• Exercise details: Transcribe the listing that follows in full, omitting pictures.

===== Supplied data =====

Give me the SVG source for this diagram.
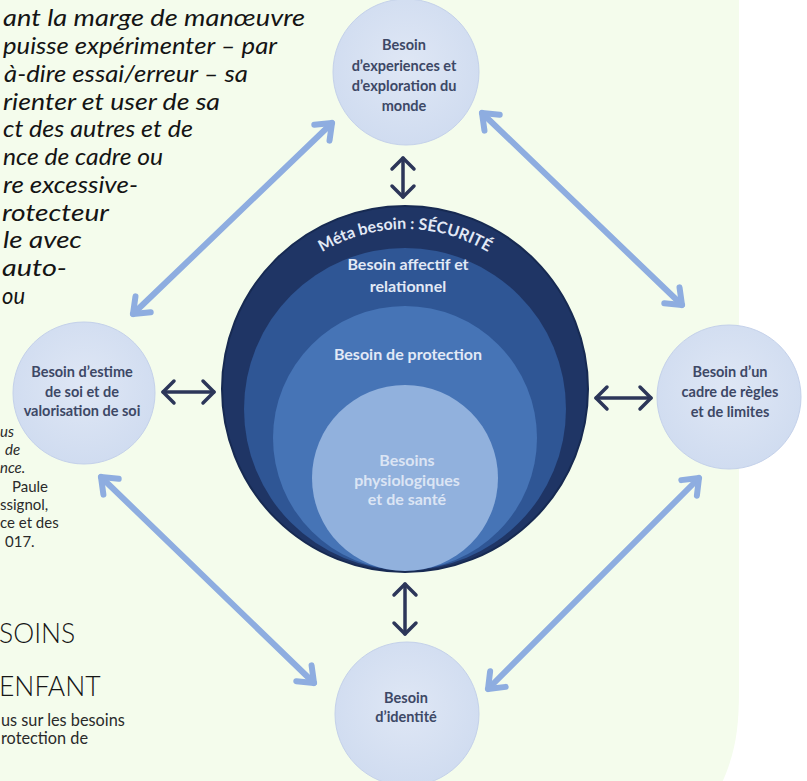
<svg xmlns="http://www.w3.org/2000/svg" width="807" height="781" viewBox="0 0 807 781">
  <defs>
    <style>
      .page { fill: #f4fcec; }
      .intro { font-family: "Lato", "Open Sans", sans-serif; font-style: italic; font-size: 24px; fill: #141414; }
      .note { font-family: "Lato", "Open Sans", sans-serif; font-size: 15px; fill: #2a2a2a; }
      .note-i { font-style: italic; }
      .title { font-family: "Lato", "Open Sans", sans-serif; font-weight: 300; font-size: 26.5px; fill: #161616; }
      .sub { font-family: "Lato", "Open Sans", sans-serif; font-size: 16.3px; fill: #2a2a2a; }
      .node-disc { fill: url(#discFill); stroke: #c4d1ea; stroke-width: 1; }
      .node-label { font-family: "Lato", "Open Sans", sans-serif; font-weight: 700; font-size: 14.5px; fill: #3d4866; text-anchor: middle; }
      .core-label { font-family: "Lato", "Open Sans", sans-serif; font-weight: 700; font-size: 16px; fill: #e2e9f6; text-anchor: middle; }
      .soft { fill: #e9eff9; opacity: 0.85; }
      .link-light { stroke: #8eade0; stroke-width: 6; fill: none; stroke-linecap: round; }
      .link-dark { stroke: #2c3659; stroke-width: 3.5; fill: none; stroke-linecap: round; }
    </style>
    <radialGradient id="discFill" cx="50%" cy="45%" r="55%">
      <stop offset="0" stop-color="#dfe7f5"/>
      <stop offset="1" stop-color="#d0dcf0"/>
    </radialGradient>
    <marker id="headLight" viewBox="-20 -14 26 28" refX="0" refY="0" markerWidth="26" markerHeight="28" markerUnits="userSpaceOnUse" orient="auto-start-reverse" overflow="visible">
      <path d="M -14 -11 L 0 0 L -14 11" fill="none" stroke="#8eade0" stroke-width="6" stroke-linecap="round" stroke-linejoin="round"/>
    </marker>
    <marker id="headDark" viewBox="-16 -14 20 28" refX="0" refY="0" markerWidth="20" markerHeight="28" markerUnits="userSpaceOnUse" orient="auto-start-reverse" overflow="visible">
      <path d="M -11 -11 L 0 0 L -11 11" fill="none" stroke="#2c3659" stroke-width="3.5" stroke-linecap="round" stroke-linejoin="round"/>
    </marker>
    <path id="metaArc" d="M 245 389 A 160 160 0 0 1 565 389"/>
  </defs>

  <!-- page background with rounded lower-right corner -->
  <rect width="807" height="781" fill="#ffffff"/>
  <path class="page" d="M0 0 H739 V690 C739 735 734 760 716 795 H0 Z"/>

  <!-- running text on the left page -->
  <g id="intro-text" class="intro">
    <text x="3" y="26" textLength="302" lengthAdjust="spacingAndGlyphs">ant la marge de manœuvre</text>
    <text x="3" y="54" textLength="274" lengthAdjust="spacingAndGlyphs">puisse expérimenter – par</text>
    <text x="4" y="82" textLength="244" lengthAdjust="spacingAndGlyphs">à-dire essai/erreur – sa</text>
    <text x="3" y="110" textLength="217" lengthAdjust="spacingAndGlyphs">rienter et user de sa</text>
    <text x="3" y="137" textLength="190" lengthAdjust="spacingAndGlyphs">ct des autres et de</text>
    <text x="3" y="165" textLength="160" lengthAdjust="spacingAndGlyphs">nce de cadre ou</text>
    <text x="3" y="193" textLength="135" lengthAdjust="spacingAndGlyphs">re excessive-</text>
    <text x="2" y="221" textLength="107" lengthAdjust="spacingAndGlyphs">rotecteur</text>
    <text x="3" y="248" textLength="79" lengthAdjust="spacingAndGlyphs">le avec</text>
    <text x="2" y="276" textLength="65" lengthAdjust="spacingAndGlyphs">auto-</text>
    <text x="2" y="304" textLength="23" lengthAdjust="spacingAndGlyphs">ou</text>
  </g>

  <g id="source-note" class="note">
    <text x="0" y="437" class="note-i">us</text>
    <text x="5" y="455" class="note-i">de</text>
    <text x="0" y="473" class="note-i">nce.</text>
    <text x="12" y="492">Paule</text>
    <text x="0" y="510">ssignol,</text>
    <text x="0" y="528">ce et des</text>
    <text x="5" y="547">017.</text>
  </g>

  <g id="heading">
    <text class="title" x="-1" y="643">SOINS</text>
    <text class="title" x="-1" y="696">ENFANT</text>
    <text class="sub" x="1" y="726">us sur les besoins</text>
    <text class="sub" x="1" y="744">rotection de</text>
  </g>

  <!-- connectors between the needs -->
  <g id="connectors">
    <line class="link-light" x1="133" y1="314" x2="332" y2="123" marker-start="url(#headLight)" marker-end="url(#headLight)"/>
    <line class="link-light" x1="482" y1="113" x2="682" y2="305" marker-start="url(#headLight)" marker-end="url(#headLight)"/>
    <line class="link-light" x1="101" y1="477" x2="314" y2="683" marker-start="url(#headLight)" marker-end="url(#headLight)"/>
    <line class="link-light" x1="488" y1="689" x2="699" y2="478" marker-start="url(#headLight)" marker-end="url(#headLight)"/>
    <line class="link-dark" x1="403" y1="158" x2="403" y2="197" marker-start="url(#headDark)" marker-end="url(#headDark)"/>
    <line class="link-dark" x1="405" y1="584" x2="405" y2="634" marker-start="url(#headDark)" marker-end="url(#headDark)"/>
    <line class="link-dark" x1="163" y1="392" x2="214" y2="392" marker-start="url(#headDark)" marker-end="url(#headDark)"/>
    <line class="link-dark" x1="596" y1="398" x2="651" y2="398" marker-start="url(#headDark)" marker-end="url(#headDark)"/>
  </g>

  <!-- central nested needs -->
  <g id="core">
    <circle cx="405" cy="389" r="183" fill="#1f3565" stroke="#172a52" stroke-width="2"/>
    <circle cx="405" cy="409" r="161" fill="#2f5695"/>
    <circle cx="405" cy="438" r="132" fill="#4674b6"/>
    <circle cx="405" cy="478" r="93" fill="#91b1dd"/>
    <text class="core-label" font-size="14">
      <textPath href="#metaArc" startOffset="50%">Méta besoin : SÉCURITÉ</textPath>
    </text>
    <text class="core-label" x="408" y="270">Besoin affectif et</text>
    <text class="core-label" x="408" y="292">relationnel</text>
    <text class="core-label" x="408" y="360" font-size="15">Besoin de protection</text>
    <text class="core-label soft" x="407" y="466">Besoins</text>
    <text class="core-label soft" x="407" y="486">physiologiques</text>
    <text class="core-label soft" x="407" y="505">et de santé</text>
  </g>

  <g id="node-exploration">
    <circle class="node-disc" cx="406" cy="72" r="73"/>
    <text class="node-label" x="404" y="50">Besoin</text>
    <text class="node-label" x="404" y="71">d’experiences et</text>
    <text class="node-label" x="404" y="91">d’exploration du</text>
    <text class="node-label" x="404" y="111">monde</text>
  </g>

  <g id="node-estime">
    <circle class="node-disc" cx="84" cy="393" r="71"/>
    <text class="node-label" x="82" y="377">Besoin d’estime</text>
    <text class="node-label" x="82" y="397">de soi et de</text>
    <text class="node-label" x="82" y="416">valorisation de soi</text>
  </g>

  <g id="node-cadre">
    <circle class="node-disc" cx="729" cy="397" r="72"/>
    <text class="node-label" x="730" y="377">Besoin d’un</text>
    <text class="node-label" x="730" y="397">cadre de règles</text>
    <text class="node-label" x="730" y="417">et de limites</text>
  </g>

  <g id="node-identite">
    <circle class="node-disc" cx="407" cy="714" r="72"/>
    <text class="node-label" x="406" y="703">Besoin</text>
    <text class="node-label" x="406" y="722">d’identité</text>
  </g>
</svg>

=====

• Complete answer:
Give me the SVG source for this diagram.
<svg xmlns="http://www.w3.org/2000/svg" width="807" height="781" viewBox="0 0 807 781">
  <defs>
    <style>
      .page { fill: #f4fcec; }
      .intro { font-family: "Lato", "Open Sans", sans-serif; font-style: italic; font-size: 24px; fill: #141414; }
      .note { font-family: "Lato", "Open Sans", sans-serif; font-size: 15px; fill: #2a2a2a; }
      .note-i { font-style: italic; }
      .title { font-family: "Lato", "Open Sans", sans-serif; font-weight: 300; font-size: 26.5px; fill: #161616; }
      .sub { font-family: "Lato", "Open Sans", sans-serif; font-size: 16.3px; fill: #2a2a2a; }
      .node-disc { fill: url(#discFill); stroke: #c4d1ea; stroke-width: 1; }
      .node-label { font-family: "Lato", "Open Sans", sans-serif; font-weight: 700; font-size: 14.5px; fill: #3d4866; text-anchor: middle; }
      .core-label { font-family: "Lato", "Open Sans", sans-serif; font-weight: 700; font-size: 16px; fill: #e2e9f6; text-anchor: middle; }
      .soft { fill: #e9eff9; opacity: 0.85; }
      .link-light { stroke: #8eade0; stroke-width: 6; fill: none; stroke-linecap: round; }
      .link-dark { stroke: #2c3659; stroke-width: 3.5; fill: none; stroke-linecap: round; }
    </style>
    <radialGradient id="discFill" cx="50%" cy="45%" r="55%">
      <stop offset="0" stop-color="#dfe7f5"/>
      <stop offset="1" stop-color="#d0dcf0"/>
    </radialGradient>
    <marker id="headLight" viewBox="-20 -14 26 28" refX="0" refY="0" markerWidth="26" markerHeight="28" markerUnits="userSpaceOnUse" orient="auto-start-reverse" overflow="visible">
      <path d="M -14 -11 L 0 0 L -14 11" fill="none" stroke="#8eade0" stroke-width="6" stroke-linecap="round" stroke-linejoin="round"/>
    </marker>
    <marker id="headDark" viewBox="-16 -14 20 28" refX="0" refY="0" markerWidth="20" markerHeight="28" markerUnits="userSpaceOnUse" orient="auto-start-reverse" overflow="visible">
      <path d="M -11 -11 L 0 0 L -11 11" fill="none" stroke="#2c3659" stroke-width="3.5" stroke-linecap="round" stroke-linejoin="round"/>
    </marker>
    <path id="metaArc" d="M 245 389 A 160 160 0 0 1 565 389"/>
  </defs>

  <!-- page background with rounded lower-right corner -->
  <rect width="807" height="781" fill="#ffffff"/>
  <path class="page" d="M0 0 H739 V690 C739 735 734 760 716 795 H0 Z"/>

  <!-- running text on the left page -->
  <g id="intro-text" class="intro">
    <text x="3" y="26" textLength="302" lengthAdjust="spacingAndGlyphs">ant la marge de manœuvre</text>
    <text x="3" y="54" textLength="274" lengthAdjust="spacingAndGlyphs">puisse expérimenter – par</text>
    <text x="4" y="82" textLength="244" lengthAdjust="spacingAndGlyphs">à-dire essai/erreur – sa</text>
    <text x="3" y="110" textLength="217" lengthAdjust="spacingAndGlyphs">rienter et user de sa</text>
    <text x="3" y="137" textLength="190" lengthAdjust="spacingAndGlyphs">ct des autres et de</text>
    <text x="3" y="165" textLength="160" lengthAdjust="spacingAndGlyphs">nce de cadre ou</text>
    <text x="3" y="193" textLength="135" lengthAdjust="spacingAndGlyphs">re excessive-</text>
    <text x="2" y="221" textLength="107" lengthAdjust="spacingAndGlyphs">rotecteur</text>
    <text x="3" y="248" textLength="79" lengthAdjust="spacingAndGlyphs">le avec</text>
    <text x="2" y="276" textLength="65" lengthAdjust="spacingAndGlyphs">auto-</text>
    <text x="2" y="304" textLength="23" lengthAdjust="spacingAndGlyphs">ou</text>
  </g>

  <g id="source-note" class="note">
    <text x="0" y="437" class="note-i">us</text>
    <text x="5" y="455" class="note-i">de</text>
    <text x="0" y="473" class="note-i">nce.</text>
    <text x="12" y="492">Paule</text>
    <text x="0" y="510">ssignol,</text>
    <text x="0" y="528">ce et des</text>
    <text x="5" y="547">017.</text>
  </g>

  <g id="heading">
    <text class="title" x="-1" y="643">SOINS</text>
    <text class="title" x="-1" y="696">ENFANT</text>
    <text class="sub" x="1" y="726">us sur les besoins</text>
    <text class="sub" x="1" y="744">rotection de</text>
  </g>

  <!-- connectors between the needs -->
  <g id="connectors">
    <line class="link-light" x1="133" y1="314" x2="332" y2="123" marker-start="url(#headLight)" marker-end="url(#headLight)"/>
    <line class="link-light" x1="482" y1="113" x2="682" y2="305" marker-start="url(#headLight)" marker-end="url(#headLight)"/>
    <line class="link-light" x1="101" y1="477" x2="314" y2="683" marker-start="url(#headLight)" marker-end="url(#headLight)"/>
    <line class="link-light" x1="488" y1="689" x2="699" y2="478" marker-start="url(#headLight)" marker-end="url(#headLight)"/>
    <line class="link-dark" x1="403" y1="158" x2="403" y2="197" marker-start="url(#headDark)" marker-end="url(#headDark)"/>
    <line class="link-dark" x1="405" y1="584" x2="405" y2="634" marker-start="url(#headDark)" marker-end="url(#headDark)"/>
    <line class="link-dark" x1="163" y1="392" x2="214" y2="392" marker-start="url(#headDark)" marker-end="url(#headDark)"/>
    <line class="link-dark" x1="596" y1="398" x2="651" y2="398" marker-start="url(#headDark)" marker-end="url(#headDark)"/>
  </g>

  <!-- central nested needs -->
  <g id="core">
    <circle cx="405" cy="389" r="183" fill="#1f3565" stroke="#172a52" stroke-width="2"/>
    <circle cx="405" cy="409" r="161" fill="#2f5695"/>
    <circle cx="405" cy="438" r="132" fill="#4674b6"/>
    <circle cx="405" cy="478" r="93" fill="#91b1dd"/>
    <text class="core-label" font-size="14">
      <textPath href="#metaArc" startOffset="50%">Méta besoin : SÉCURITÉ</textPath>
    </text>
    <text class="core-label" x="408" y="270">Besoin affectif et</text>
    <text class="core-label" x="408" y="292">relationnel</text>
    <text class="core-label" x="408" y="360" font-size="15">Besoin de protection</text>
    <text class="core-label soft" x="407" y="466">Besoins</text>
    <text class="core-label soft" x="407" y="486">physiologiques</text>
    <text class="core-label soft" x="407" y="505">et de santé</text>
  </g>

  <g id="node-exploration">
    <circle class="node-disc" cx="406" cy="72" r="73"/>
    <text class="node-label" x="404" y="50">Besoin</text>
    <text class="node-label" x="404" y="71">d’experiences et</text>
    <text class="node-label" x="404" y="91">d’exploration du</text>
    <text class="node-label" x="404" y="111">monde</text>
  </g>

  <g id="node-estime">
    <circle class="node-disc" cx="84" cy="393" r="71"/>
    <text class="node-label" x="82" y="377">Besoin d’estime</text>
    <text class="node-label" x="82" y="397">de soi et de</text>
    <text class="node-label" x="82" y="416">valorisation de soi</text>
  </g>

  <g id="node-cadre">
    <circle class="node-disc" cx="729" cy="397" r="72"/>
    <text class="node-label" x="730" y="377">Besoin d’un</text>
    <text class="node-label" x="730" y="397">cadre de règles</text>
    <text class="node-label" x="730" y="417">et de limites</text>
  </g>

  <g id="node-identite">
    <circle class="node-disc" cx="407" cy="714" r="72"/>
    <text class="node-label" x="406" y="703">Besoin</text>
    <text class="node-label" x="406" y="722">d’identité</text>
  </g>
</svg>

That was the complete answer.